Drug manufacturer Purdue Pharma is now testing its proprietary formula for OxyContin on children as young as 6, according to the Daily, in what appears to be a bid to extend the life of a patent set to expire next year.
OxyContin is a formulation of oxycodone, the opioid that for years was the scourge of South Florida, bringing customers from all over the southern United States to pill mills like those of Christopher and Jeff George, who shoveled out millions of dollars in bogus painkiller prescriptions to anybody who could snag a fake MRI. Another pill-mill operator, Vincent Colangelo, was sentenced to 20 years in prison Friday, and federal authorities confiscated 49 cars bought with drug money.
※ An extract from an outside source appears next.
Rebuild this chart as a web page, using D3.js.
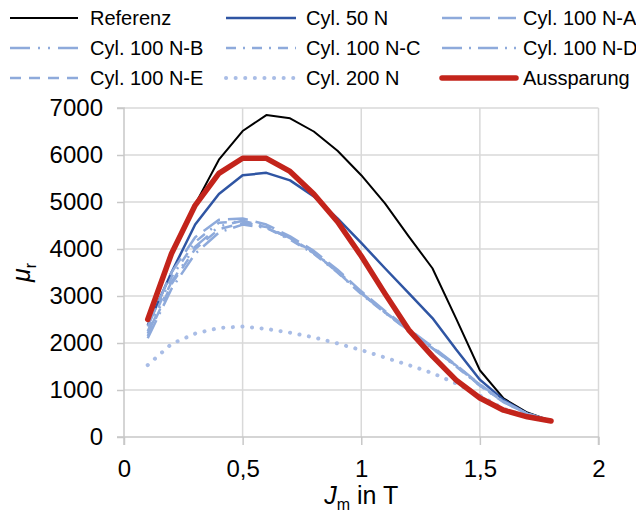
<!DOCTYPE html>
<html><head><meta charset="utf-8">
<script src="https://cdn.jsdelivr.net/npm/d3@7"></script>
<style>body{margin:0;background:#fff} text{font-family:"Liberation Sans",Arial,sans-serif;fill:#000}</style>
</head><body><svg id="c" width="636" height="523"></svg>
<script>
const jm = [0.1,0.2,0.3,0.4,0.5,0.6,0.7,0.8,0.9,1.0,1.1,1.2,1.3,1.4,1.5,1.6,1.7,1.8];
const referenz = [2450,3850,4950,5900,6510,6850,6780,6500,6090,5570,4970,4270,3590,2520,1420,820,520,340];
const cyl50 = [2380,3500,4520,5170,5570,5620,5460,5120,4650,4130,3590,3060,2530,1860,1220,790,500,340];
const cyl100A = [2350,3500,4250,4620,4650,4520,4270,3960,3560,3100,2680,2300,1920,1530,1120,760,500,340];
const cyl100B = [2200,3300,4050,4480,4600,4480,4230,3920,3520,3060,2650,2270,1890,1510,1100,750,490,335];
const cyl100C = [2250,3400,4150,4560,4580,4450,4200,3900,3500,3040,2640,2260,1880,1500,1090,740,490,335];
const cyl100D = [2100,3150,3900,4350,4520,4450,4230,3930,3530,3070,2660,2280,1900,1520,1110,750,495,335];
const cyl100E = [2150,3250,4000,4420,4550,4470,4220,3910,3510,3050,2650,2270,1890,1510,1100,745,490,335];
const cyl200 = [1530,1980,2200,2320,2350,2300,2220,2120,1990,1850,1690,1530,1360,1140,880,600,430,330];
const aussparung = [2500,3900,4930,5610,5930,5930,5650,5170,4580,3850,3050,2280,1720,1210,830,570,430,340];

const seriesNames = ["Referenz","Cyl. 50 N","Cyl. 100 N-A","Cyl. 100 N-B","Cyl. 100 N-C","Cyl. 100 N-D","Cyl. 100 N-E","Cyl. 200 N","Aussparung"];
const xTicks = [0,0.5,1,1.5,2];
const yTicks = [0,1000,2000,3000,4000,5000,6000,7000];

const light = "#8eaadb";
const styles = [
  {c:"#000000", w:2, d:null},
  {c:"#2f55a3", w:2.5, d:null},
  {c:light, w:2.5, d:"20 8"},
  {c:light, w:2.5, d:"20 8 2 8 2 8"},
  {c:light, w:2.5, d:"10 7 2 7"},
  {c:light, w:2.5, d:"20 7 2 7"},
  {c:light, w:2.5, d:"11 8"},
  {c:"#a9bde6", w:4, d:"0.1 9.5", cap:"round"},
  {c:"#c3241b", w:5.5, d:null, cap:"round"}
];
const allData = [referenz,cyl50,cyl100A,cyl100B,cyl100C,cyl100D,cyl100E,cyl200,aussparung];

const svg = d3.select("#c");
const x = d3.scaleLinear().domain([0,2]).range([124,598.5]);
const y = d3.scaleLinear().domain([0,7000]).range([437,108]);

// gridlines
svg.append("g").selectAll("line").data(yTicks.slice(1)).join("line")
  .attr("x1",x(0)).attr("x2",x(2)).attr("y1",d=>y(d)).attr("y2",d=>y(d))
  .attr("stroke","#d9d9d9").attr("stroke-width",1.5);
svg.append("g").selectAll("line").data(xTicks.slice(1)).join("line")
  .attr("x1",d=>x(d)).attr("x2",d=>x(d)).attr("y1",y(0)).attr("y2",y(7000))
  .attr("stroke","#d9d9d9").attr("stroke-width",1.5);

// axes
const xAxis = d3.axisBottom(x).tickValues(xTicks).tickFormat(d=>String(d).replace(".",",")).tickSize(8).tickPadding(15);
const yAxis = d3.axisLeft(y).tickValues(yTicks).tickFormat(d=>String(d)).tickSize(7).tickPadding(14);
const gx = svg.append("g").attr("transform",`translate(0,${y(0)})`).call(xAxis);
const gy = svg.append("g").attr("transform",`translate(${x(0)},0)`).call(yAxis);
[gx,gy].forEach(g=>{
  g.select(".domain").attr("stroke","#c8c8c8").attr("stroke-width",1.5);
  g.selectAll(".tick line").attr("stroke","#c8c8c8").attr("stroke-width",1.5);
  g.selectAll(".tick text").style("font-size","24px").style("font-family","'Liberation Sans',Arial,sans-serif").attr("fill","#000");
});
gy.select(".domain").attr("d",`M-7,${y(7000)}H0V${y(0)}H-7`);
gx.select(".domain").attr("d",`M${x(0)},8V0H${x(2)}V8`);

// lines
const line = d3.line().x((d,i)=>x(jm[i])).y(d=>y(d));
allData.forEach((arr,k)=>{
  const s = styles[k];
  svg.append("path").datum(arr).attr("d",line).attr("fill","none")
    .attr("stroke",s.c).attr("stroke-width",s.w)
    .attr("stroke-dasharray",s.d).attr("stroke-linecap",s.cap||"butt").attr("stroke-linejoin","round");
});

// legend
const colX = [[10,78,90],[226,296,306],[442,516,523]];
const rowY = [18,48,78];
seriesNames.forEach((n,k)=>{
  const cx = colX[k%3], ry = rowY[Math.floor(k/3)];
  const s = styles[k];
  svg.append("line").attr("x1",cx[0]).attr("x2",cx[1]).attr("y1",ry).attr("y2",ry)
    .attr("stroke",s.c).attr("stroke-width",s.w).attr("stroke-dasharray",s.d).attr("stroke-linecap",s.cap||"butt");
  svg.append("text").attr("x",cx[2]).attr("y",ry+7).style("font-size","20px").text(n);
});

// axis titles
const yl = svg.append("text").attr("transform",`translate(30,${(y(0)+y(7000))/2}) rotate(-90)`)
  .attr("text-anchor","middle").style("font-size","25px");
yl.append("tspan").style("font-style","italic").text("μ");
yl.append("tspan").attr("dy",6).style("font-size","16px").text("r");

const xl = svg.append("text").attr("x",(x(0)+x(2))/2).attr("y",504).attr("text-anchor","middle").style("font-size","25px");
xl.append("tspan").style("font-style","italic").text("J");
xl.append("tspan").attr("dy",6).style("font-size","16px").text("m");
xl.append("tspan").attr("dy",-6).text(" in T");
</script></body></html>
Purdue is pushing the Food and Drug Administration to approve the drug for use by children, ostensibly because it would help treat conditions causing serious pain. But Oxy is a critical part of Purdue's bottom line -- it's estimated to have pulled in $2.8 billion for the company last year alone, and the company was assessed $635 million in fines in 2007 after it was revealed that it intentionally misled the public and the medical field about how addictive the drug could be.
So some of the Daily's sources are skeptical about the company's motives behind the most recent venture into pediatrics, with one expert saying, "They are doing [the pediatric trial] for patent exclusivity, there's no doubt about it in my mind -- not out of largesse."